A Mode-Based Approach for Channel Modeling in Underground Tunnels under the Impact of Vehicular Traffic Flow

Abstract

In underground tunnels with vehicular traffic flow, wireless communications experience severe fading problems due to the signal reflections and diffractions on the tunnel walls and the mobile vehicles. Currently, most of the existing tunnel channel models can only characterize the signal propagation in empty tunnels. Existing investigations on the influence of the vehicles are all limited to experimental or numerical results. This paper provides a theoretical analysis of the wireless channel in tunnels with vehicular traffic flow. First, the effects of a single vehicle on the signal propagation in a tunnel are investigated.
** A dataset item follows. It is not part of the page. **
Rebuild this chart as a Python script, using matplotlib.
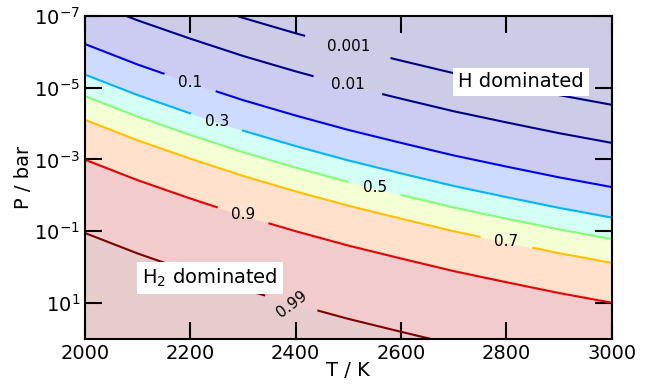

The analytical expressions of the in-mode loss and the mode coupling coefficients are provided using the uniform theory of diffraction (UTD), Poisson summation formula, and the saddle point method. Then the channel model in a tunnel with either deterministic or random vehicular traffic flow is provided according to the analysis on a single vehicle's effect. The predicted received power given by our theoretical model has a good match with the numerical simulation results. Our channel model shows that the signal propagation in tunnels with vehicular traffic flow is influenced by multiple factors, including the number, the size and position of the vehicles, the size and the curvature of the tunnel, the vehicular traffic load, and the vehicle velocity.